What many people who were either upset about my observations concerning Dallas or are completely mystified by my assertion of the need for the US police to demilitarize and deescalate fail to grasp is that the current approach of intimidation and overwhelming force is absolutely doomed to failure in the situation in which they find themselves.
While Bill Lind’s perspective on the police is, understandably, outdated, it only underlines the vital importance of the police ceasing to act more like occupying military force and less like the traditional Officer Friendly.
Remember, this is the guy who literally wrote the book on USMC tactics, and if we apply his observations, it is eminently clear that the US police are doing nothing more than setting themselves up for defeat in the long term.
From “Understanding Fourth Generation War”, 4th Generation War Handbook.
In Fourth Generation warfare, the weak often have more moral power than the strong. One of the first people to employ the power of weakness was Mahatma Gandhi. Gandhi’s insistence on non-violent tactics to defeat the British in India was and continues to be a classic strategy of Fourth Generation war. When the British responded to Indian independence rallies with violence, they immediately lost the moral war.
Operations David and Goliath show a strong military force, with almost no limits on the amount of violence it can apply to a situation, versus a very weak irregular force. The weaker force has the moral high ground because it is so weak. No one likes bullies using their physical superiority in order to win at anything, and unless we are extremely careful in how we apply our physical combat power, we soon come across as a bully, i.e. Goliath.
Most important, we see the central role of de-escalation. In most Fourth Generation situations, our best hope of winning lies not in escalation but in de-escalation (the “Hama model” discussed in the next chapter relies on escalation, but political factors will usually rule this approach out). De-escalation is how police are trained to handle confrontations. From a policeman’s perspective, escalation is almost always undesirable. If a police officer escalates a situation, he may even find himself charged with a crime. This reflects society’s desire for less, not more, violence. Most people in foreign societies share this desire. They will not welcome foreigners who increase the level of violence around them.
For state militaries in Fourth Generation situations, the policeman is a more appropriate model than the soldier. Soldiers are taught that, if they are not achieving the result they want, they should escalate: call in more troops, more firepower, tanks, artillery, and air support. In this respect, men in state-armed forces may find their own training for war against other state-armed forces works against them. They must realize that in Fourth Generation war, escalation almost always works to the advantage of their opponents. We cannot stress this point too strongly. State militaries must develop a “de-escalation mindset,” along with supporting tactics and techniques.
There may be situations where escalation on the tactical level is necessary to obtain de-escalation on the operational and strategic levels. In such situations, state-armed forces may want to have a special unit, analogous to a police SWAT team, that appears quickly, uses the necessary violence, then quickly disappears. This helps the state servicemen with whom local people normally interact to maintain their image as helpful friends.

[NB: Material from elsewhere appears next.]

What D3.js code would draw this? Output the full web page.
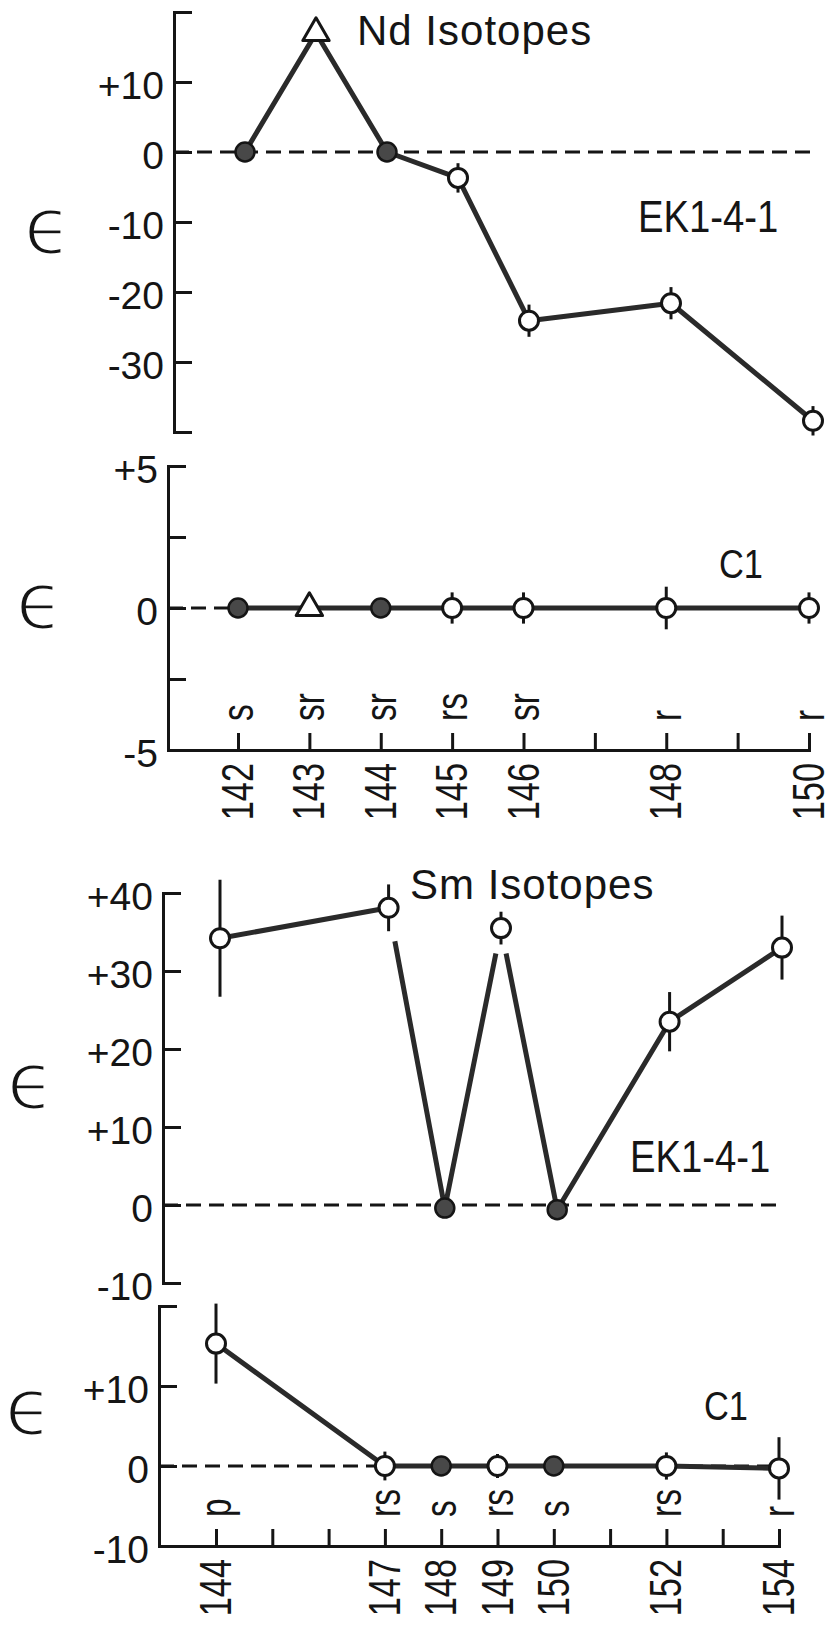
<!DOCTYPE html>
<html>
<head>
<meta charset="utf-8">
<script src="https://cdn.jsdelivr.net/npm/d3@7"></script>
<style>
  html, body { margin: 0; padding: 0; background: #fff; }
  svg { display: block; }
</style>
</head>
<body>
<svg id="fig" width="834" height="1627"></svg>
<script>
// ---------------- Nd isotopes ----------------
const ndMasses   = [142, 143, 144, 145, 146, 148, 150];
const ndProcess  = ["s", "sr", "sr", "rs", "sr", "r", "r"];
const ndMarkers  = ["filled", "triangle", "filled", "open", "open", "open", "open"];
const ndEK       = [0, 17, 0, -3.7, -24.1, -21.6, -38.4];
const ndEKErr    = [0, 0, 0, 2.1, 2.3, 2.3, 2.1];
const ndC1       = [0, 0, 0, 0, 0, 0, 0];
const ndC1Err    = [0, 0, 0, 0.55, 0.55, 0.75, 0.55];
const ndAxisTicks = [142, 143, 144, 145, 146, 147, 148, 149, 150];
const ndEKTicks  = [-30, -20, -10, 0, 10];
const ndEKTickLabels = ["-30", "-20", "-10", "0", "+10"];
const ndC1Ticks  = [-5, -2.5, 0, 2.5, 5];
const ndC1TickLabels = ["-5", "", "0", "", "+5"];

// ---------------- Sm isotopes ----------------
const smMasses   = [144, 147, 148, 149, 150, 152, 154];
const smProcess  = ["p", "rs", "s", "rs", "s", "rs", "r"];
const smMarkers  = ["open", "open", "filled", "open", "filled", "open", "open"];
const smEK       = [34.2, 38.1, -0.4, 35.5, -0.6, 23.5, 33];
const smEKErr    = [7.5, 3, 0, 2.1, 0, 3.8, 4.1];
const smC1       = [15.3, 0, 0, 0, 0, 0, -0.3];
const smC1Err    = [5, 1.8, 0, 1.5, 0, 1.7, 3.9];
const smAxisTicks = [144, 145, 146, 147, 148, 149, 150, 151, 152, 153, 154];
const smEKTicks  = [-10, 0, 10, 20, 30, 40];
const smEKTickLabels = ["-10", "0", "+10", "+20", "+30", "+40"];
const smC1Ticks  = [-10, 0, 10, 20];
const smC1TickLabels = ["-10", "0", "+10", ""];

const INK = "#151515";
const FONT = "'Liberation Sans', Arial, Helvetica, sans-serif";
const svg = d3.select("#fig");

// Horizontal (or rotated) text, optionally condensed along its reading direction
function label(g, str, x, y, opt = {}) {
  const t = g.append("text")
    .attr("transform", `translate(${x},${y}) rotate(${opt.rotate || 0}) scale(${opt.sx || 1},1)`)
    .attr("font-family", opt.family || FONT)
    .attr("font-size", opt.size || 40)
    .attr("text-anchor", opt.anchor || "start")
    .attr("fill", INK)
    .text(str);
  if (opt.spacing) t.attr("letter-spacing", opt.spacing);
  if (opt.baseline) t.attr("dominant-baseline", opt.baseline);
  return t;
}

function drawPanel(p) {
  const g = svg.append("g");
  const first = p.masses[0], last = p.masses[p.masses.length - 1];
  const x = d3.scaleLinear().domain([first, last]).range(p.xRange);
  const y = d3.scaleLinear().domain(p.yDomain).range(p.yRange);

  // zero reference line
  g.append("line")
    .attr("x1", p.axisX).attr("x2", x(last) + (p.zeroExtend || 0))
    .attr("y1", y(0)).attr("y2", y(0))
    .attr("stroke", INK).attr("stroke-width", 3)
    .attr("stroke-dasharray", "15 8");

  // y axis: ticks point into the plot, labels on the left
  const labelOf = new Map(p.yTicks.map((v, i) => [v, p.yTickLabels[i]]));
  const yAxis = d3.axisLeft(y)
    .tickValues(p.yTicks)
    .tickFormat(d => labelOf.get(d))
    .tickSizeInner(-18).tickSizeOuter(-18).tickPadding(10);
  const ya = g.append("g").attr("transform", `translate(${p.axisX},0)`).call(yAxis);
  ya.selectAll("path, line").attr("stroke", INK).attr("stroke-width", 3);
  ya.selectAll("text")
    .attr("font-family", FONT).attr("font-size", 39)
    .attr("fill", INK).attr("dy", "0.42em");

  // x axis with mass numbers and process letters
  if (p.xTicks) {
    const axisY = p.yRange[0];
    const xa = x.copy().domain([x.invert(p.axisX), last]).range([p.axisX, x(last)]);
    const xAxis = d3.axisBottom(xa).tickValues(p.xTicks).tickFormat("")
      .tickSizeInner(-17).tickSizeOuter(-17);
    const xg = g.append("g").attr("transform", `translate(0,${axisY})`).call(xAxis);
    xg.selectAll("path, line").attr("stroke", INK).attr("stroke-width", 3);

    p.masses.forEach((m, i) => {
      label(g, String(m), x(m) + 15, axisY + 13, { rotate: -90, sx: 0.78, size: 44, anchor: "end" });
      label(g, p.process[i], x(m) + 15, axisY - 29, { rotate: -90, sx: 0.76, size: 44, anchor: "start" });
    });
  }

  const pts = p.masses.map((m, i) => [x(m), y(p.values[i])]);

  // connecting line, split where an end stops short of its point
  const pieces = [];
  let cur = [pts[0]];
  for (let i = 0; i < pts.length - 1; i++) {
    const a = pts[i], b = pts[i + 1];
    const key = `${p.masses[i]}>${p.masses[i + 1]}`;
    const [ts, te] = (p.lineTrim && p.lineTrim[key]) || [0, 0];
    const dx = b[0] - a[0], dy = b[1] - a[1], L = Math.hypot(dx, dy);
    const a2 = [a[0] + dx * ts / L, a[1] + dy * ts / L];
    const b2 = [b[0] - dx * te / L, b[1] - dy * te / L];
    if (ts > 0) { if (cur.length > 1) pieces.push(cur); cur = [a2]; }
    cur.push(b2);
    if (te > 0) { pieces.push(cur); cur = [b]; }
  }
  if (cur.length > 1) pieces.push(cur);
  g.selectAll(".series").data(pieces).join("path")
    .attr("class", "series")
    .attr("d", d3.line())
    .attr("fill", "none").attr("stroke", "#2a2a2a")
    .attr("stroke-width", 5).attr("stroke-linejoin", "round");

  // error bars
  p.masses.forEach((m, i) => {
    const e = p.errors[i];
    if (!e) return;
    g.append("line")
      .attr("x1", x(m)).attr("x2", x(m))
      .attr("y1", y(p.values[i] - e)).attr("y2", y(p.values[i] + e))
      .attr("stroke", INK).attr("stroke-width", 3);
  });

  // markers
  p.masses.forEach((m, i) => {
    const kind = p.markers[i];
    const cx = x(m), cy = y(p.values[i]);
    if (kind === "triangle") {
      g.append("path")
        .attr("d", d3.symbol(d3.symbolTriangle, 300)())
        .attr("transform", `translate(${cx},${cy})`)
        .attr("fill", "#fff").attr("stroke", INK).attr("stroke-width", 3)
        .attr("stroke-linejoin", "round");
    } else {
      g.append("circle")
        .attr("cx", cx).attr("cy", cy).attr("r", 9.5)
        .attr("fill", kind === "filled" ? "#484848" : "#fff")
        .attr("stroke", INK).attr("stroke-width", kind === "filled" ? 2.5 : 3);
    }
  });

  // sample name and epsilon axis symbol (a white outline thins the glyph's stroke)
  label(g, p.name, p.nameAt[0], p.nameAt[1], { size: p.nameSize, sx: p.nameSx });
  label(g, "\u03F5", p.epsAt[0], p.epsAt[1],
    { size: 80, anchor: "middle", baseline: "central", family: "'DejaVu Sans', sans-serif" })
    .attr("stroke", "#fff").attr("stroke-width", 3);
  if (p.title) label(g, p.title, p.titleAt[0], p.titleAt[1], { size: 42, spacing: 1 });
}

const panels = [
  { masses: ndMasses, values: ndEK, errors: ndEKErr, markers: ndMarkers,
    yDomain: [-40, 20], yRange: [432, 12], axisX: 174, xRange: [245, 813], zeroExtend: 2,
    yTicks: ndEKTicks, yTickLabels: ndEKTickLabels,
    name: "EK1-4-1", nameAt: [638, 232], nameSize: 44, nameSx: 0.87,
    epsAt: [48, 226], title: "Nd Isotopes", titleAt: [357, 45] },
  { masses: ndMasses, values: ndC1, errors: ndC1Err, markers: ndMarkers,
    yDomain: [-5, 5], yRange: [750, 466], axisX: 168, xRange: [238, 809],
    yTicks: ndC1Ticks, yTickLabels: ndC1TickLabels, xTicks: ndAxisTicks, process: ndProcess,
    name: "C1", nameAt: [719, 578], nameSize: 40, nameSx: 0.86,
    epsAt: [40, 601] },
  { masses: smMasses, values: smEK, errors: smEKErr, markers: smMarkers,
    yDomain: [-10, 40], yRange: [1283, 893], axisX: 163, xRange: [220, 782], zeroExtend: -4,
    yTicks: smEKTicks, yTickLabels: smEKTickLabels,
    lineTrim: { "147>148": [34, 0], "148>149": [0, 26], "149>150": [26, 0] },
    name: "EK1-4-1", nameAt: [630, 1172], nameSize: 44, nameSx: 0.87,
    epsAt: [31, 1081], title: "Sm Isotopes", titleAt: [410, 899] },
  { masses: smMasses, values: smC1, errors: smC1Err, markers: smMarkers,
    yDomain: [-10, 20], yRange: [1546, 1306], axisX: 159, xRange: [216, 779],
    yTicks: smC1Ticks, yTickLabels: smC1TickLabels, xTicks: smAxisTicks, process: smProcess,
    name: "C1", nameAt: [704, 1420], nameSize: 40, nameSx: 0.86,
    epsAt: [29, 1407] }
];

panels.forEach(drawPanel);
</script>
</body>
</html>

Proportionality is another requirement if state militaries want to avoid being seen as bullies. Using tanks, airpower, and artillery against lightly armed guerrillas not only injures and kills innocent civilians and destroys civilian property, it also works powerfully at the moral level of war to increase sympathy for the state’s opponents. That, in turn, helps our Fourth Generation enemies gain local and international support, funding and recruits.
De-escalation and proportionality in turn require state-armed forces to be able to empathize with the local people. If they regard the local population with contempt, this contempt will carry over into their actions. Empathy cannot simply be commanded; developing it must be part of training…. Each of these points touches a central characteristic of Fourth Generation war. If we fail to understand even one of them, and act so as to contradict it, we will set ourselves up for defeat.
Remember, for any state military, Fourth Generation wars are easy to lose and very challenging to win. This is true despite the state military’s great superiority over its Fourth Generation opponents at the physical level of war. Indeed, to a significant degree, it is true because of that superiority. In most Fourth Generation wars, state-armed forces end up defeating themselves.
What is very difficult for most people, even those with considerable military experience, to understand is that 4GW is a different type of war and it utilizes very different metrics. As Lind and LtCol Thiele point out, the central dilemma of 4GW is that what works for you on the physical level often works against you at the moral level.
“It is therefore very easy to win all the tactical engagements in a Fourth Generation conflict yet still lose the war.”
The US police are in very much in the same position as a state military occupying a foreign nation. Therefore, 4GW principles and tactics very clearly apply to the situation.
One can summarize the core anti-4GW strategy in a single sentence: Either kill them all or don’t kill anyone.